Saxo Bank builds on HSBC’s breakdown, specifically pointing to gold’s price action. In the Danish bank’s view, the metal’s chart performance indicates a period of consolidation and base-building, instead of signaling an extended correction. This technical analysis points toward a market establishing its footing before moving higher.

After gold climbed to a new peak in January 2026, speculative traders took the opportunity to lock in gains, putting temporary selling pressure on prices. This is a routine occurrence when an asset rallies for an extended period. Gold’s doubling in a matter of years fits that description. The silver lining, as Saxo Bank explains, is that the market has shaken out short-term traders, clearing out the excess for more long-term buyers to reestablish control.

UBS Calls It a Buying Opportunity

In a recent report, UBS directly referred to the current dip as a buying opportunity for investors who want more gold exposure. Furthermore, the Swiss bank predicts that gold will stage a recovery of 28% over the next 12 months.

Analysts leave open the possibility for more sideways trading before this upswing, but they believe the challenges posed by the Fed’s policy and the U.S. dollar are slightly overblown. At the same time, the bank reaffirmed its confidence in the long-term case for gold, reinforcing its forecast for a near-term recovery.

OMFIF & WGC Show Central Banks Reinforce the Floor

A recent study by the Official Monetary and Financial Institutions Forum (OMFIF) shows that physical gold remains a pillar of central bank reserve strategies. 82% of central banks hold tangible gold products, up more than 10% from last year. The report demonstrates how official demand is based on strategy instead of the timing of prices.

Similarly, the World Gold Council’s (WGC) survey of reserve officials revealed central bank gold buying expectations reaching a record high, with 45% of respondents planning to increase their reserves over the next year. Both the OMFIF and WGC findings show persistent central bank demand as a cornerstone of support for gold prices.

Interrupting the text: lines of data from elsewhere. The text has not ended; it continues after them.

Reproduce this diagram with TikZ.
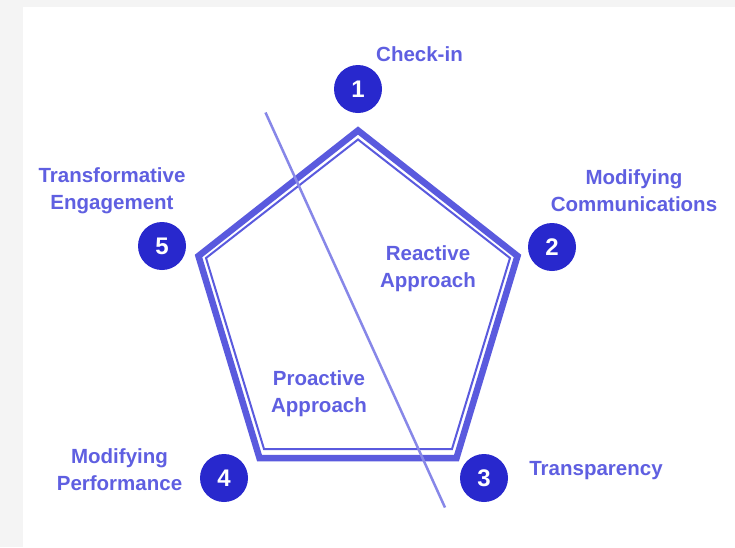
\documentclass[tikz,border=0pt]{standalone}
\usepackage{fontspec}
\setmainfont{Liberation Sans}
\usepackage{xcolor}
\usetikzlibrary{positioning}

\definecolor{pagegray}{RGB}{244,244,244}
\definecolor{penline}{RGB}{90,90,222}
\definecolor{circfill}{RGB}{40,40,205}
\definecolor{labeltext}{RGB}{95,95,225}
\definecolor{divline}{RGB}{135,135,232}

\begin{document}
\begin{tikzpicture}[x=1pt, y=-1pt, semithick]
    \tikzstyle{numdot}=[circle, fill=circfill, text=white, minimum size=48pt, inner sep=0pt, font=\fontsize{24}{24}\selectfont\bfseries]
    \tikzstyle{steptext}=[text=labeltext, align=center, inner sep=0pt, font=\fontsize{20.5}{27}\selectfont\bfseries]

    % page
    \fill[pagegray] (0,0) rectangle (735,547);
    \fill[white] (23,7) rectangle (735,547);
    \useasboundingbox (0,0) rectangle (735,547);

    % pentagon
    \coordinate (p1) at (358,130.5);
    \coordinate (p2) at (517.5,256);
    \coordinate (p3) at (456.5,458);
    \coordinate (p4) at (259.5,458);
    \coordinate (p5) at (198.5,256);
    \coordinate (q1) at (358,139.5);
    \coordinate (q2) at (510,258);
    \coordinate (q3) at (452,449);
    \coordinate (q4) at (264,449);
    \coordinate (q5) at (206,258);
    \draw[penline, line width=6.5pt] (p1) -- (p2) -- (p3) -- (p4) -- (p5) -- cycle;
    \draw[penline, line width=2pt] (q1) -- (q2) -- (q3) -- (q4) -- (q5) -- cycle;

    % dividing line
    \coordinate (d1) at (265.5,112.5);
    \coordinate (d2) at (445,507.5);
    \draw[divline, line width=2.5pt] (d1) -- (d2);

    \node[numdot] (n1) at (358,89)  {1};
    \node[numdot] (n2) at (552,247) {2};
    \node[numdot] (n3) at (484,478) {3};
    \node[numdot] (n4) at (224,478) {4};
    \node[numdot] (n5) at (162,246) {5};

    \node[steptext] (t1) at (419.5,54)  {Check-in};
    \node[steptext] (t2) at (634,191)   {Modifying\\Communications};
    \node[steptext] (t3) at (596,470.5) {Transparency};
    \node[steptext] (t4) at (119.5,470) {Modifying\\Performance};
    \node[steptext] (t5) at (112,191)   {Transformative\\Engagement};

    \node[steptext] (reactive)  at (428,268.5) {Reactive\\Approach};
    \node[steptext] (proactive) at (319,394)   {Proactive\\Approach};
\end{tikzpicture}
\end{document}
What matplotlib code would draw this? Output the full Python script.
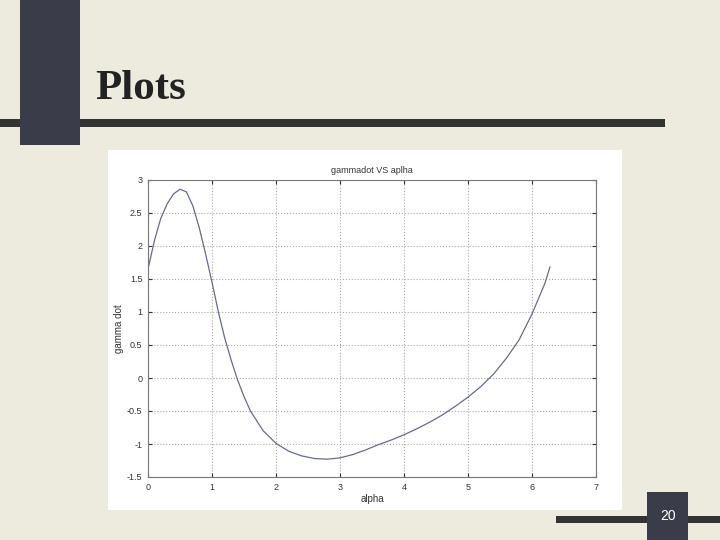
import matplotlib
matplotlib.use("Agg")
import matplotlib.pyplot as plt
from matplotlib.patches import Rectangle

# data
alpha = [0.0, 0.1, 0.2, 0.3, 0.4, 0.5, 0.6, 0.7, 0.8, 0.9, 1.0, 1.1, 1.2, 1.3,
         1.4, 1.5, 1.6, 1.8, 2.0, 2.2, 2.4, 2.6, 2.8, 3.0, 3.2, 3.4, 3.6, 3.8,
         4.0, 4.2, 4.4, 4.6, 4.8, 5.0, 5.2, 5.4, 5.6, 5.8, 6.0, 6.2, 6.28]
gammadot = [1.65, 2.08, 2.42, 2.64, 2.79, 2.86, 2.82, 2.61, 2.28, 1.88, 1.45,
            1.0, 0.6, 0.27, -0.03, -0.28, -0.5, -0.8, -0.99, -1.11, -1.18,
            -1.22, -1.23, -1.21, -1.16, -1.09, -1.01, -0.94, -0.86, -0.77,
            -0.67, -0.56, -0.43, -0.29, -0.13, 0.06, 0.3, 0.58, 0.97, 1.43, 1.68]
xticks = [0, 1, 2, 3, 4, 5, 6, 7]
yticks = [-1.5, -1, -0.5, 0, 0.5, 1, 1.5, 2, 2.5, 3]
ytick_labels = ["-1.5", "-1", "-0.5", "0", "0.5", "1", "1.5", "2", "2.5", "3"]

W, H = 720, 540
fig = plt.figure(figsize=(7.2, 5.4), dpi=100)
fig.patch.set_facecolor("#ECEBDE")

def px_rect(x0, y0, x1, y1, color, z):
    r = Rectangle((x0 / W, 1 - y1 / H), (x1 - x0) / W, (y1 - y0) / H,
                  transform=fig.transFigure, facecolor=color, edgecolor="none",
                  zorder=z)
    fig.add_artist(r)

# slide decorations
px_rect(0, 119, 665, 127, "#333333", 1)
px_rect(20, 0, 80, 145, "#3A3C4A", 2)
px_rect(556, 516, 720, 523, "#333333", 1)
px_rect(647, 492, 688, 540, "#3A3C4A", 2)
fig.text(95 / W, 1 - 99 / H, "Plots", family="Liberation Serif", weight="bold",
         fontsize=31, color="#222222", ha="left", va="baseline")
fig.text(668 / W, 1 - 516 / H, "20", family="Liberation Sans", fontsize=10,
         color="white", ha="center", va="center", zorder=3)

# white image panel
px_rect(108, 150, 622, 510, "white", 0.5)

ax = fig.add_axes([148 / W, 1 - 477 / H, 448 / W, 297 / H])
ax.set_zorder(2)
ax.plot(alpha, gammadot, color="#666A96", linewidth=0.9)
ax.set_xlim(0, 7)
ax.set_ylim(-1.5, 3)
ax.set_xticks(xticks)
ax.set_yticks(yticks)
ax.set_yticklabels(ytick_labels)
ax.grid(True, linestyle=":", color="#ababab", linewidth=0.8)
ax.tick_params(direction="in", length=3, top=True, right=True,
               labelsize=6.5, colors="#333333", pad=4)
for s in ax.spines.values():
    s.set_color("#777777")
    s.set_linewidth(0.8)
ax.set_title("gammadot VS aplha", fontsize=6.5, color="#333333", pad=5,
             family="Liberation Sans")
ax.set_xlabel("alpha", fontsize=7, color="#333333", labelpad=2,
              family="Liberation Sans")
ax.set_ylabel("gamma dot", fontsize=7, color="#333333", labelpad=2,
              family="Liberation Sans")
for lbl in ax.get_xticklabels() + ax.get_yticklabels():
    lbl.set_family("Liberation Sans")

fig.savefig("out.png", dpi=100, facecolor=fig.get_facecolor())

Banks Aren’t Ignoring the Headwinds

Lately, many investors have been wondering why gold is declining amid inflation and war, even though it’s considered an inflation hedge. Even as expectations of a gold bottom grow, banks aren’t ignoring the metal’s temporary challenges. A whirlwind of macroeconomic, fiscal policy, and geopolitical factors has placed near-term pressure on gold prices, including:

  • Hawkish Fed policy has forced investors to rethink earlier expectations for rate cuts.
  • Higher Treasury yields have made interest-bearing assets more attractive compared to non-yielding gold.
  • A stronger U.S. dollar has pressured gold by making it more expensive for foreign buyers and pulling capital toward U.S. assets.
  • ETF outflows and futures selling have added pressure on the paper side of the market.
  • Profit-taking after gold’s record run has accelerated the correction as short-term traders locked in gains.

Gold’s Pullback Is a Correction, Not a Collapse

Nobody can predict with absolute certainty whether gold prices will fall further in 2026, but some of the biggest names on Wall Street are coming to a bullish conclusion: gold prices are in the midst of a correction, not a full-blown collapse.

This positive thesis doesn’t necessarily mean gold prices will trend higher immediately or in a straight line. These financial institutions still recognize the climate of volatility caused by fiscal policy, economic conditions, and geopolitical factors. Still, the rising agreement among Wall Street is that these headwinds are losing momentum, allowing the stronger fundamentals to retake control of the market.

At its core, the most important question for long-term holders is whether the reasons to own gold have changed. With central banks keeping their foot on the gold-buying pedal, fiat currencies losing credibility, and national debt spiraling out of control, the main drivers of gold’s rally remain unchanged.

If anything, the current pullback may give investors a chance to add protection before the next leg higher begins.